What you should do → The records below must be transcribed exactly. Do not include the pictures.

Charts and diagrams as code
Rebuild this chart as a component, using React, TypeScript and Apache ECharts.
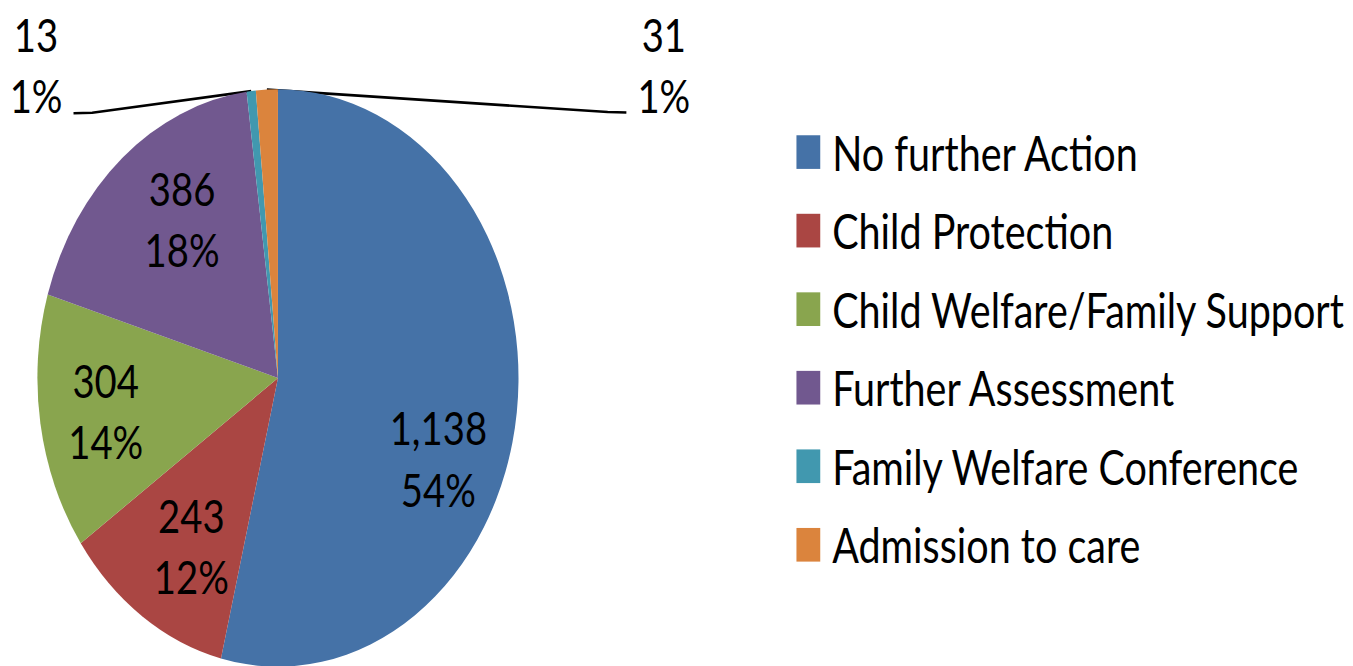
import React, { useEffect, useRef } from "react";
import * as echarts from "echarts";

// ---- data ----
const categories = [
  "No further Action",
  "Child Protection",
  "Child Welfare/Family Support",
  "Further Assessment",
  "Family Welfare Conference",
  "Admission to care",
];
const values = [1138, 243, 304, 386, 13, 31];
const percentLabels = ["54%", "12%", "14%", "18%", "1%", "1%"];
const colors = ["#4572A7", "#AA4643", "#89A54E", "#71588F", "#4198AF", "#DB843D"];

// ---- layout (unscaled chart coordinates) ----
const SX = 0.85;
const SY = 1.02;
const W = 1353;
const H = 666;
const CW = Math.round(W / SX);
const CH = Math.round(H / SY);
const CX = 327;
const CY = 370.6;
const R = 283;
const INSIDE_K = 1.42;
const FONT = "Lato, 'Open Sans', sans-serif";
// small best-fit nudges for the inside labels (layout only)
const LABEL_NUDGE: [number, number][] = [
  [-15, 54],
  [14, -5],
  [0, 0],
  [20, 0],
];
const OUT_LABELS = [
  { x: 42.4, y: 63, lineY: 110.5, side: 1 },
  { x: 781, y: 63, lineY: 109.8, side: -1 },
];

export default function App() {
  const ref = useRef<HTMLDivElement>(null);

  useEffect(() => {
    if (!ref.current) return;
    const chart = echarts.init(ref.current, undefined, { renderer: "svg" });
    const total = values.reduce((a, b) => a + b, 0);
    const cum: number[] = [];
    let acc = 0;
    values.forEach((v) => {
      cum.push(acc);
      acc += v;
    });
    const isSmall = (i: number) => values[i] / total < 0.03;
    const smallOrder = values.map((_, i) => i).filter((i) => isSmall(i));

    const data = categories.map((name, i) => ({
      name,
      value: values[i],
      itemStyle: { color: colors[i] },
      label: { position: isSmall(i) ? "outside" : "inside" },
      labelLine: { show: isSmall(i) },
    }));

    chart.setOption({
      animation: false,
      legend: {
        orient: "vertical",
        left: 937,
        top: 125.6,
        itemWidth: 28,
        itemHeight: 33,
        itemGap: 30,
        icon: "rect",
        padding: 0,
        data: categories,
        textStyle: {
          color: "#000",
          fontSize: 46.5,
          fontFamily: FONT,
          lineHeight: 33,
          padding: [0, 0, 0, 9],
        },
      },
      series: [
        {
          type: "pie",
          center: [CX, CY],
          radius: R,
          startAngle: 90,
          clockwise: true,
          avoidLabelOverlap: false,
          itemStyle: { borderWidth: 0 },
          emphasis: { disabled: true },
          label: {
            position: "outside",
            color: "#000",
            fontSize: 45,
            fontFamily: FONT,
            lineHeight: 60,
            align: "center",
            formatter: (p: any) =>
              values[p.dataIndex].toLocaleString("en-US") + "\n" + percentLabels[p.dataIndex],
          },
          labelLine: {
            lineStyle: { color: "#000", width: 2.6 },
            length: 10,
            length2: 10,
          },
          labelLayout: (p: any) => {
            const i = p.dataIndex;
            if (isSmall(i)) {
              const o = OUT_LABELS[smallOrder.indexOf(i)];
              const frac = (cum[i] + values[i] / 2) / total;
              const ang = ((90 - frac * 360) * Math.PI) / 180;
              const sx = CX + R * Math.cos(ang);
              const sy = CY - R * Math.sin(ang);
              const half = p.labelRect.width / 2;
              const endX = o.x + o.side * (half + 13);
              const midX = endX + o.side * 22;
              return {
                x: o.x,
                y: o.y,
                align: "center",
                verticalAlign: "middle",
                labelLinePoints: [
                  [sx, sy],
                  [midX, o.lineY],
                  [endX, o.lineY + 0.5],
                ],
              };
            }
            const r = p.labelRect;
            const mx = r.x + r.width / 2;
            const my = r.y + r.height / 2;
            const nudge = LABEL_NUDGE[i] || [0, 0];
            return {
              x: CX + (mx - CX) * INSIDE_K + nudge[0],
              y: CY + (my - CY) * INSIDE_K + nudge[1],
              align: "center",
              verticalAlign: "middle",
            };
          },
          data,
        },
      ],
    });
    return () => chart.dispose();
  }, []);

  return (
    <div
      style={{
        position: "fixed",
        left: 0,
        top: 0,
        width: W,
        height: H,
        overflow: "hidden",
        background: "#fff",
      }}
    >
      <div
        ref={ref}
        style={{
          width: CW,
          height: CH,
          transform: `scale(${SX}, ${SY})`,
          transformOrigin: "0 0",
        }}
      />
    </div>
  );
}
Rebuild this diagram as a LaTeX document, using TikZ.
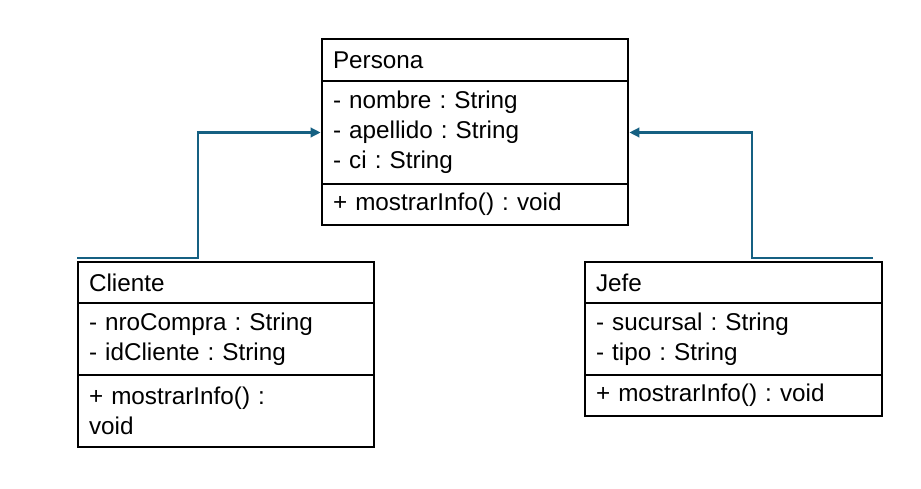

Written response →
Rebuild this chart as a component, using React, TypeScript and Apache ECharts.
import React, { useEffect, useRef } from "react";
import * as echarts from "echarts";

// ---- data ----
const categories = [
  "No further Action",
  "Child Protection",
  "Child Welfare/Family Support",
  "Further Assessment",
  "Family Welfare Conference",
  "Admission to care",
];
const values = [1138, 243, 304, 386, 13, 31];
const percentLabels = ["54%", "12%", "14%", "18%", "1%", "1%"];
const colors = ["#4572A7", "#AA4643", "#89A54E", "#71588F", "#4198AF", "#DB843D"];

// ---- layout (unscaled chart coordinates) ----
const SX = 0.85;
const SY = 1.02;
const W = 1353;
const H = 666;
const CW = Math.round(W / SX);
const CH = Math.round(H / SY);
const CX = 327;
const CY = 370.6;
const R = 283;
const INSIDE_K = 1.42;
const FONT = "Lato, 'Open Sans', sans-serif";
// small best-fit nudges for the inside labels (layout only)
const LABEL_NUDGE: [number, number][] = [
  [-15, 54],
  [14, -5],
  [0, 0],
  [20, 0],
];
const OUT_LABELS = [
  { x: 42.4, y: 63, lineY: 110.5, side: 1 },
  { x: 781, y: 63, lineY: 109.8, side: -1 },
];

export default function App() {
  const ref = useRef<HTMLDivElement>(null);

  useEffect(() => {
    if (!ref.current) return;
    const chart = echarts.init(ref.current, undefined, { renderer: "svg" });
    const total = values.reduce((a, b) => a + b, 0);
    const cum: number[] = [];
    let acc = 0;
    values.forEach((v) => {
      cum.push(acc);
      acc += v;
    });
    const isSmall = (i: number) => values[i] / total < 0.03;
    const smallOrder = values.map((_, i) => i).filter((i) => isSmall(i));

    const data = categories.map((name, i) => ({
      name,
      value: values[i],
      itemStyle: { color: colors[i] },
      label: { position: isSmall(i) ? "outside" : "inside" },
      labelLine: { show: isSmall(i) },
    }));

    chart.setOption({
      animation: false,
      legend: {
        orient: "vertical",
        left: 937,
        top: 125.6,
        itemWidth: 28,
        itemHeight: 33,
        itemGap: 30,
        icon: "rect",
        padding: 0,
        data: categories,
        textStyle: {
          color: "#000",
          fontSize: 46.5,
          fontFamily: FONT,
          lineHeight: 33,
          padding: [0, 0, 0, 9],
        },
      },
      series: [
        {
          type: "pie",
          center: [CX, CY],
          radius: R,
          startAngle: 90,
          clockwise: true,
          avoidLabelOverlap: false,
          itemStyle: { borderWidth: 0 },
          emphasis: { disabled: true },
          label: {
            position: "outside",
            color: "#000",
            fontSize: 45,
            fontFamily: FONT,
            lineHeight: 60,
            align: "center",
            formatter: (p: any) =>
              values[p.dataIndex].toLocaleString("en-US") + "\n" + percentLabels[p.dataIndex],
          },
          labelLine: {
            lineStyle: { color: "#000", width: 2.6 },
            length: 10,
            length2: 10,
          },
          labelLayout: (p: any) => {
            const i = p.dataIndex;
            if (isSmall(i)) {
              const o = OUT_LABELS[smallOrder.indexOf(i)];
              const frac = (cum[i] + values[i] / 2) / total;
              const ang = ((90 - frac * 360) * Math.PI) / 180;
              const sx = CX + R * Math.cos(ang);
              const sy = CY - R * Math.sin(ang);
              const half = p.labelRect.width / 2;
              const endX = o.x + o.side * (half + 13);
              const midX = endX + o.side * 22;
              return {
                x: o.x,
                y: o.y,
                align: "center",
                verticalAlign: "middle",
                labelLinePoints: [
                  [sx, sy],
                  [midX, o.lineY],
                  [endX, o.lineY + 0.5],
                ],
              };
            }
            const r = p.labelRect;
            const mx = r.x + r.width / 2;
            const my = r.y + r.height / 2;
            const nudge = LABEL_NUDGE[i] || [0, 0];
            return {
              x: CX + (mx - CX) * INSIDE_K + nudge[0],
              y: CY + (my - CY) * INSIDE_K + nudge[1],
              align: "center",
              verticalAlign: "middle",
            };
          },
          data,
        },
      ],
    });
    return () => chart.dispose();
  }, []);

  return (
    <div
      style={{
        position: "fixed",
        left: 0,
        top: 0,
        width: W,
        height: H,
        overflow: "hidden",
        background: "#fff",
      }}
    >
      <div
        ref={ref}
        style={{
          width: CW,
          height: CH,
          transform: `scale(${SX}, ${SY})`,
          transformOrigin: "0 0",
        }}
      />
    </div>
  );
}
Rebuild this diagram as a LaTeX document, using TikZ.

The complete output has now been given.